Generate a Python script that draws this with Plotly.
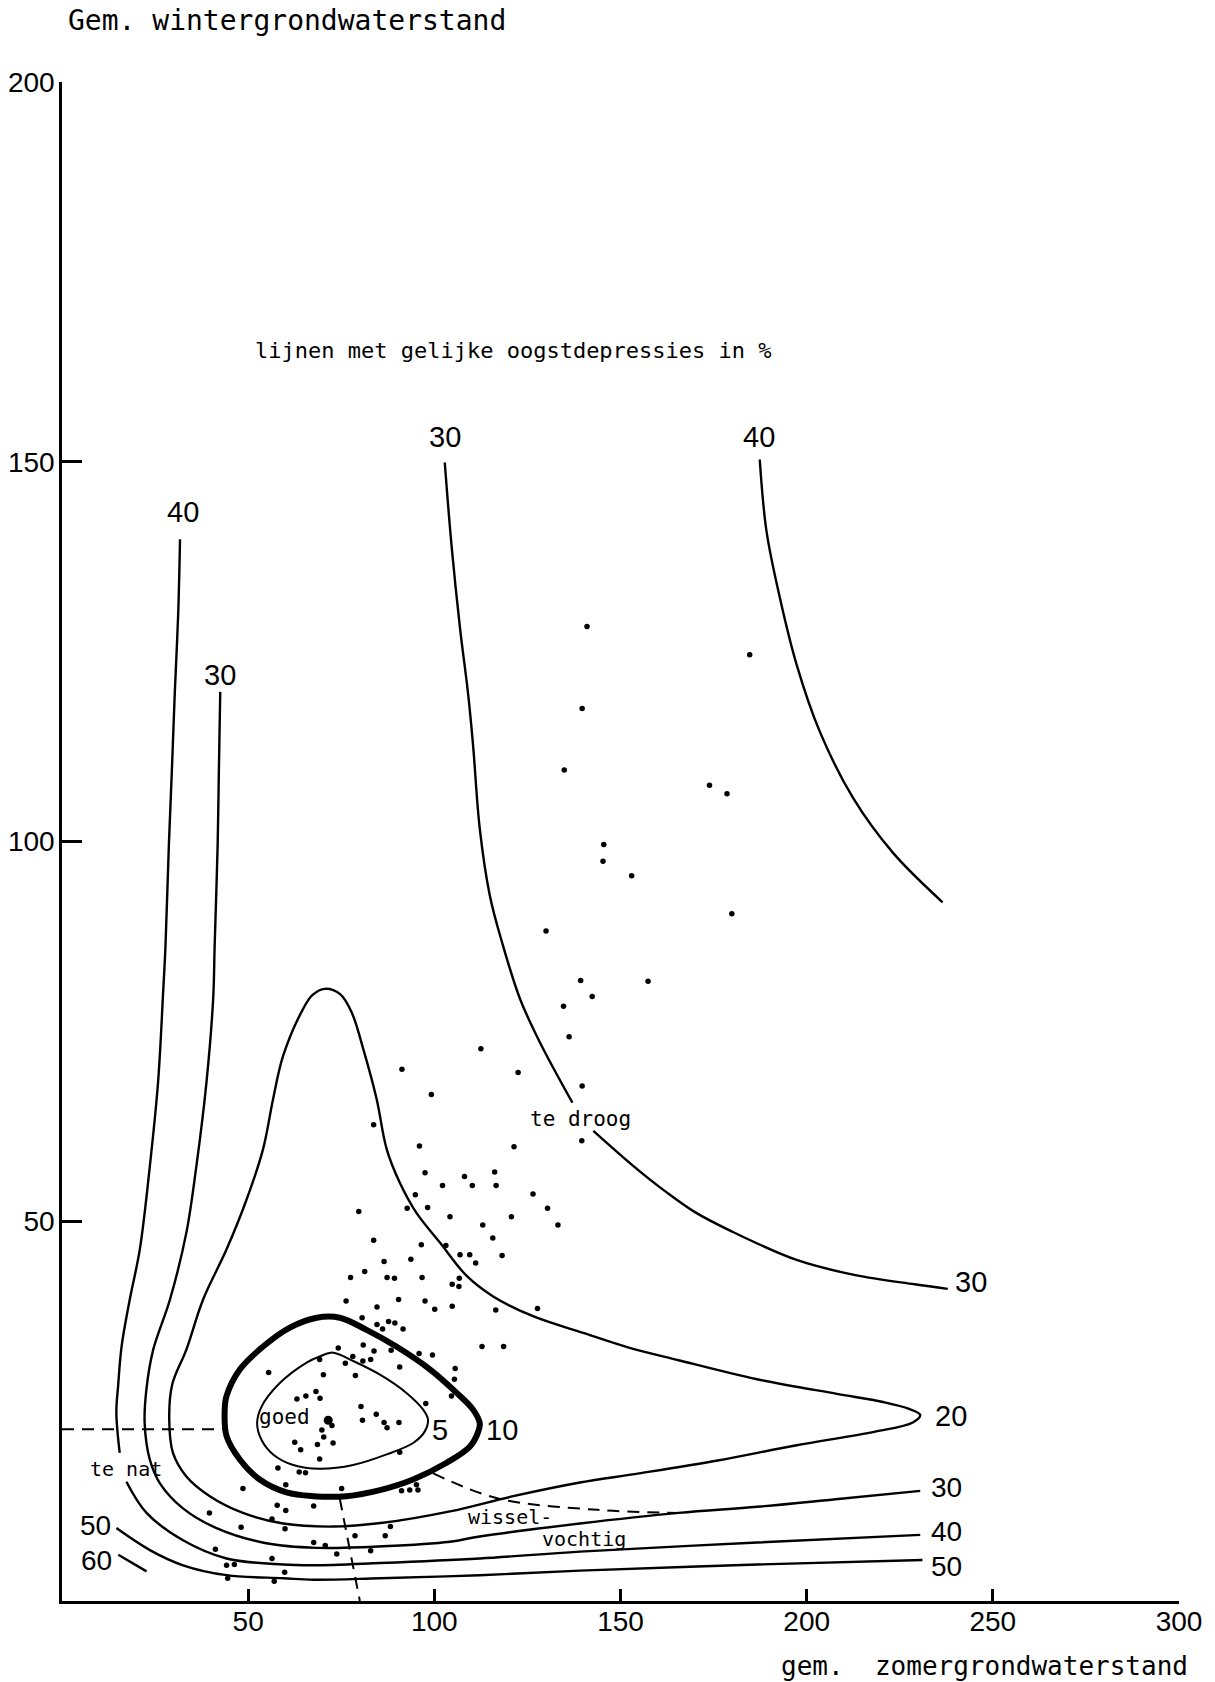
import plotly.graph_objects as go

# ---------------- data ----------------
# iso-lines of equal yield depression (%)
c40_left_x = [31.7, 31.2, 30.3, 29.6, 28.7, 27.8, 27.2, 25.8, 23.6, 20.9, 18.2, 16.0, 15.1, 14.6, 15.5,
              None, 17.3, 22.7, 32.5, 44.2, 59.4, 67.5, 85.4, 112.2, 139.1, 186.7, 230.5]
c40_left_y = [139.8, 129.9, 119.7, 110.5, 99.5, 86.3, 80.5, 68.3, 57.3, 46.3, 39.7, 33.5, 28.5, 24.8, 19.5,
              None, 15.7, 11.6, 8.0, 5.6, 4.8, 4.7, 5.0, 5.6, 6.5, 7.7, 8.7]

c30_left_x = [42.5, 42.1, 41.8, 41.0, 40.6, 38.8, 36.1, 33.4, 29.0, 24.5, 22.7, 22.2, 23.6, 26.3, 32.5,
              41.5, 54.9, 68.4, 86.2, 104.2, 112.2, 139.1, 165.6, 186.7, 207.8, 230.5]
c30_left_y = [119.7, 108.3, 99.5, 86.3, 79.3, 68.3, 57.3, 48.5, 39.7, 33.1, 28.0, 23.4, 18.6, 15.5, 12.2,
              9.6, 7.6, 7.0, 7.2, 7.8, 8.5, 10.2, 11.6, 12.4, 13.4, 14.5]

c20_x = [70.6, 74.7, 77.8, 80.9, 84.5, 87.2, 90.7, 95.2, 101.5, 108.7, 115.8, 126.5, 140.0, 152.0, 165.6,
         186.7, 207.8, 220.5, 227.5, 230.5, 228.5, 218.4, 197.3, 176.1, 155.0, 139.1, 121.2, 104.2, 86.2,
         72.8, 59.4, 48.6, 39.7, 33.4, 29.8, 28.8, 29.6, 33.4, 37.9, 44.2, 49.6, 54.0, 56.7, 59.4, 64.8,
         67.3, 70.6]
c20_y = [80.6, 79.9, 77.5, 72.7, 66.1, 59.5, 55.1, 51.1, 47.2, 42.8, 40.1, 37.5, 35.3, 33.4, 31.7,
         29.2, 27.3, 26.2, 25.3, 24.5, 23.5, 22.3, 20.5, 18.5, 16.8, 15.6, 13.8, 11.8, 10.3,
         9.8, 10.2, 11.6, 13.8, 16.4, 19.5, 23.9, 28.5, 33.1, 39.7, 46.3, 52.9, 59.5, 66.1, 71.8, 78.0,
         79.8, 80.6]

c10_x = [68.4, 74.6, 81.8, 89.8, 98.8, 106.0, 110.4, 112.2, 111.8, 109.5, 103.3, 94.3, 85.4, 76.4, 67.5,
         60.3, 53.1, 47.8, 44.2, 43.7, 44.2, 47.8, 54.0, 61.2, 68.4]
c10_y = [37.3, 37.3, 35.7, 33.5, 30.5, 27.4, 25.2, 23.4, 22.3, 20.3, 18.2, 16.0, 14.6, 13.8, 13.8,
         14.3, 16.0, 18.6, 21.7, 25.2, 27.0, 30.5, 33.5, 36.0, 37.3]

c5_x = [72.8, 78.2, 85.4, 92.5, 97.0, 98.3, 97.4, 94.3, 87.2, 78.2, 69.2, 62.1, 56.7, 53.6, 52.4, 53.6,
        58.5, 65.7, 69.2, 72.8]
c5_y = [32.7, 31.6, 29.8, 27.4, 25.2, 23.9, 22.3, 20.8, 19.3, 17.9, 17.4, 17.9, 19.3, 21.2, 23.4, 25.6,
        28.7, 31.4, 32.2, 32.7]

c30_upper_x = [102.8, 104.6, 106.9, 109.1, 110.4, 112.2, 114.9, 118.2, 123.0, 128.3, 137.1,
               None, 142.7, 153.4, 162.4, 170.0, 179.3, 197.3, 213.1, 229.0, 237.9]
c30_upper_y = [149.9, 139.1, 128.1, 119.3, 112.7, 101.7, 92.9, 86.7, 79.3, 73.6, 65.6,
               None, 61.9, 57.3, 53.8, 51.2, 48.8, 44.9, 42.9, 41.7, 41.1]

c40_right_x = [187.4, 189.2, 192.8, 197.3, 203.5, 212.5, 223.2, 236.5]
c40_right_y = [150.3, 140.9, 132.1, 123.3, 114.5, 105.7, 98.5, 92.0]

c50_x = [14.6, 23.6, 32.5, 44.2, 59.4, 67.5, 85.4, 112.2, 139.1, 186.7, 231.1]
c50_y = [9.6, 6.7, 4.7, 3.4, 3.0, 2.8, 3.0, 3.4, 4.0, 4.8, 5.4]

c60_x = [15.1, 22.7]
c60_y = [6.1, 3.9]

# dashed boundary lines (te nat / goed / wisselvochtig)
dash_h_x = [0, 43.5]
dash_h_y = [22.6, 22.6]
dash_v_x = [74.6, 80.0]
dash_v_y = [13.5, 0]
dash_w_x = [99.7, 117.1, 143.8, 165.6]
dash_w_y = [16.8, 13.5, 12.0, 11.6]

# observation points (summer level, winter level)
obs_x = [139.3, 157.4, 142.4, 134.7, 136.2, 112.5, 91.3, 122.5, 99.2, 139.7, 83.7, 139.6, 121.4, 96.0,
         116.2, 97.5, 108.1, 110.2, 116.6, 102.2, 94.9, 126.5, 79.7, 92.7, 98.2, 130.4, 104.2, 120.7,
         113.0, 133.2, 83.7, 115.7, 96.5, 103.1, 106.9, 109.5, 118.2, 111.1, 93.7, 86.5, 81.3, 77.5,
         87.3, 89.3, 96.7, 106.7, 104.8, 106.6, 76.3, 90.4, 97.5, 100.1, 104.8, 116.5, 127.7, 84.6,
         80.6, 84.6, 87.7, 89.4, 86.1, 91.6, 74.2, 80.9, 112.8, 118.6,
         141.0, 184.7, 139.7, 134.9, 173.9, 178.6, 145.5, 145.3, 153.0, 179.9, 130.0,
         83.8, 88.4, 95.9, 99.5, 78.1, 76.1, 80.8, 82.9, 69.2, 90.7, 105.6, 55.5, 70.2, 78.8, 105.4,
         104.6, 68.2, 65.5, 63.1, 69.3, 97.7, 80.3, 84.4, 80.7, 72.5, 86.5, 90.5, 87.3, 69.8, 70.3,
         62.5, 72.8, 68.6, 64.1, 90.7, 69.2, 58.0, 63.7, 65.4, 48.6, 60.1, 75.1, 91.2, 93.4, 95.6,
         95.2, 57.8, 60.1, 67.6, 39.6, 56.4, 48.1, 59.9, 88.2, 78.7, 86.8, 67.6, 70.7, 82.9, 73.8,
         41.2, 56.4, 44.2, 46.3, 59.8, 44.5, 57.0]
obs_y = [81.7, 81.6, 79.6, 78.3, 74.3, 72.7, 70.0, 69.6, 66.7, 67.8, 62.7, 60.6, 59.8, 59.9,
         56.5, 56.4, 55.9, 54.7, 54.7, 54.7, 53.5, 53.6, 51.3, 51.7, 51.8, 51.7, 50.6, 50.6,
         49.5, 49.5, 47.5, 47.8, 46.9, 46.8, 45.6, 45.6, 45.5, 44.5, 45.0, 44.7, 43.4, 42.6,
         42.6, 42.5, 42.6, 42.5, 41.7, 41.4, 39.5, 39.7, 39.5, 38.4, 38.8, 38.3, 38.5, 38.7,
         37.3, 36.4, 36.8, 36.6, 35.8, 35.8, 33.3, 33.7, 33.5, 33.5,
         128.3, 124.6, 117.5, 109.4, 107.4, 106.3, 99.6, 97.4, 95.5, 90.5, 88.2,
         32.9, 33.0, 32.6, 32.4, 32.2, 31.3, 31.6, 31.8, 31.8, 30.8, 30.6, 30.1, 29.8, 29.7, 29.2,
         27.0, 27.6, 27.0, 26.6, 26.7, 26.0, 25.6, 24.6, 23.8, 23.1, 23.5, 23.5, 22.8, 22.5, 21.6,
         20.9, 20.8, 20.6, 19.9, 19.6, 18.7, 17.5, 17.0, 16.9, 14.8, 15.3, 14.8, 14.5, 14.6, 14.6,
         15.3, 12.6, 11.9, 12.5, 11.6, 10.8, 9.7, 9.5, 9.8, 8.6, 8.6, 7.7, 7.3, 6.6, 6.2,
         6.8, 5.6, 4.7, 4.8, 3.8, 3.0, 2.6]

goed_x = [71.5]
goed_y = [23.8]

x_ticks = [50, 100, 150, 200, 250, 300]
y_ticks = [50, 100, 150, 200]

# ---------------- figure ----------------
WORD_FONT = "DejaVu Sans Mono, monospace"
NUM_FONT = "Liberation Sans, Arial, sans-serif"

fig = go.Figure()


def curve(xs, ys, width=2.4, dash=None, shape="spline"):
    fig.add_trace(go.Scatter(
        x=xs, y=ys, mode="lines", connectgaps=False, hoverinfo="skip",
        line=dict(color="black", width=width, shape=shape, smoothing=1.0,
                  dash=dash if dash else "solid"),
        showlegend=False))


curve(c40_left_x, c40_left_y)
curve(c30_left_x, c30_left_y)
curve(c20_x, c20_y)
curve(c10_x, c10_y, width=6)
curve(c5_x, c5_y, width=2)
curve(c30_upper_x, c30_upper_y)
curve(c40_right_x, c40_right_y)
curve(c50_x, c50_y)
curve(c60_x, c60_y)
curve(dash_h_x, dash_h_y, width=2, dash="12px,8px", shape="linear")
curve(dash_v_x, dash_v_y, width=2, dash="12px,8px", shape="linear")
curve(dash_w_x, dash_w_y, width=2, dash="12px,8px")

fig.add_trace(go.Scatter(x=obs_x, y=obs_y, mode="markers", hoverinfo="skip",
                         marker=dict(color="black", size=5.5, line=dict(width=0)),
                         showlegend=False))
fig.add_trace(go.Scatter(x=goed_x, y=goed_y, mode="markers", hoverinfo="skip",
                         marker=dict(color="black", size=9, line=dict(width=0)),
                         showlegend=False))

annotations = []


def label(text, x, y, size=29, font=NUM_FONT, xanchor="center", ref="x"):
    annotations.append(dict(text=text, x=x, y=y,
                            xref="x" if ref == "x" else "paper",
                            yref="y" if ref == "x" else "paper",
                            showarrow=False, xanchor=xanchor, yanchor="middle",
                            font=dict(family=font, size=size, color="black")))


# contour values
label("40", 32.4, 143.4)
label("30", 42.4, 121.9)
label("30", 102.8, 153.3)
label("40", 187.2, 153.3)
label("30", 244.2, 42.0)
label("20", 238.7, 24.4)
label("30", 237.6, 14.9, size=28)
label("40", 237.6, 9.2, size=28)
label("50", 237.6, 4.6, size=28)
label("50", 8.9, 9.9, size=28)
label("60", 9.3, 5.3, size=28)
label("5", 101.6, 22.5)
label("10", 118.3, 22.5)

# text labels
label("goed", 59.8, 24.2, size=21, font=WORD_FONT)
label("te nat", 17.2, 17.4, size=20, font=WORD_FONT)
label("te droog", 139.3, 63.4, size=21, font=WORD_FONT)
label("wissel-", 120.3, 11.0, size=20, font=WORD_FONT)
label("vochtig", 140.3, 8.1, size=20, font=WORD_FONT)
label("lijnen met gelijke oogstdepressies in %", 51.2, 164.6, size=22, font=WORD_FONT,
      xanchor="left")
# axis titles (paper coordinates, outside the plotting area)
label("Gem. wintergrondwaterstand", 0.0036, 1.0405, size=28, font=WORD_FONT,
      xanchor="left", ref="paper")
label("gem.\u00a0 zomergrondwaterstand", 1.0098, -0.0425, size=26, font=WORD_FONT,
      xanchor="right", ref="paper")

fig.update_layout(
    width=1215, height=1682,
    margin=dict(l=62, r=36, t=82, b=81, pad=0, autoexpand=False),
    paper_bgcolor="white", plot_bgcolor="white",
    annotations=annotations,
    showlegend=False,
    xaxis=dict(range=[0, 300], tickvals=x_ticks, ticktext=[str(v) for v in x_ticks],
               showline=True, linecolor="black", linewidth=2.5, ticks="inside",
               ticklen=12, tickwidth=2.5, tickcolor="black", showgrid=False, zeroline=False,
               ticklabelstandoff=-6, automargin=False,
               tickfont=dict(family=NUM_FONT, size=28, color="black")),
    yaxis=dict(range=[0, 200], tickvals=y_ticks, ticktext=[str(v) for v in y_ticks],
               showline=True, linecolor="black", linewidth=2.5, ticks="inside",
               ticklen=20, tickwidth=2.5, tickcolor="black", showgrid=False, zeroline=False,
               ticklabelstandoff=-1, automargin=False,
               tickfont=dict(family=NUM_FONT, size=28, color="black")),
)

fig.write_html("out.html")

————

WHAT IS BEING ASKED
Please extract exactly the lines of the data, from the first through the line containing "import plotly.graph_objects as go", and add no pictures to the copy.

SOLVED EXERCISE
Generate a Python script that draws this with Plotly.
import plotly.graph_objects as go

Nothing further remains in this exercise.